Brian Raftery, 50 Years Ago, ‘Jaws’ Hit Bookstores, Capturing the Angst of a Generation, NYTimes, July 12, 2024. The article opens:
In 1973, the first chapter of an unpublished novel was photocopied and passed around the Manhattan offices of Doubleday & Co. with a note. “Read this,” it dared, “without reading the rest of the book.”
Those who accepted the challenge were treated to a swift-moving tale of terror, one that begins with a young woman taking a postcoital dip in the waters off Long Island. As her lover dozes on the beach, she’s ravaged by a great white shark.
“The great conical head struck her like a locomotive, knocking her up out of the water,” the passage read. “The jaws snapped shut around her torso, crushing bones and flesh and organs into a jelly.”
Tom Congdon, an editor at Doubleday, had circulated the bloody, soapy excerpt to drum up excitement for his latest project: a thriller about a massive fish stalking a small island town, written by a young author named Peter Benchley.
Congdon’s gambit worked. No one who read the opening could put the novel down. All it needed was a grabby title. Benchley had spent months kicking around potential names (“Dark White”? “The Edge of Gloom”?).

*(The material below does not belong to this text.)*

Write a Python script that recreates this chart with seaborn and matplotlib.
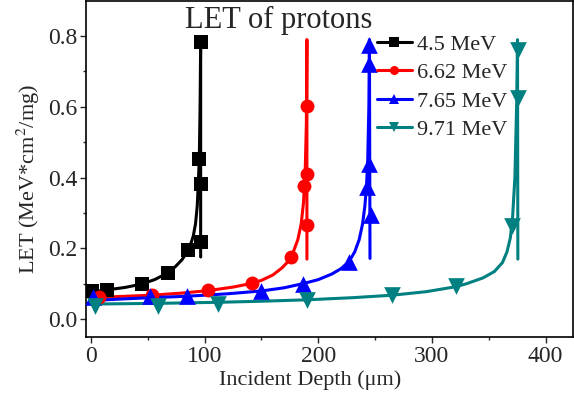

Finally, just hours before deadline, he found it.
“Jaws,” he wrote on the manuscript’s cover page.
When it was released in early 1974, Benchley’s novel kicked off a feeding frenzy in the publishing industry — and in Hollywood. “Jaws” spent months on the best-seller lists, turned Benchley from an unknown to a literary celebrity and, of course, became the basis for Steven Spielberg’s blockbusting 1975 film adaptation.
While most readers were drawn to the book’s shark-centric story line, “Jaws” rode multiple mid-1970s cultural waves: It was also a novel about a frayed marriage, a financially iffy town and a corrupt local government — released at a time of skyrocketing divorce rates, mass unemployment and a presidential scandal.
At a time of change and uncertainty, “Jaws” functioned as an allegory for whatever scared or angered the reader.
That is, it functioned as a vehicle for giving form to free-floating anxiety.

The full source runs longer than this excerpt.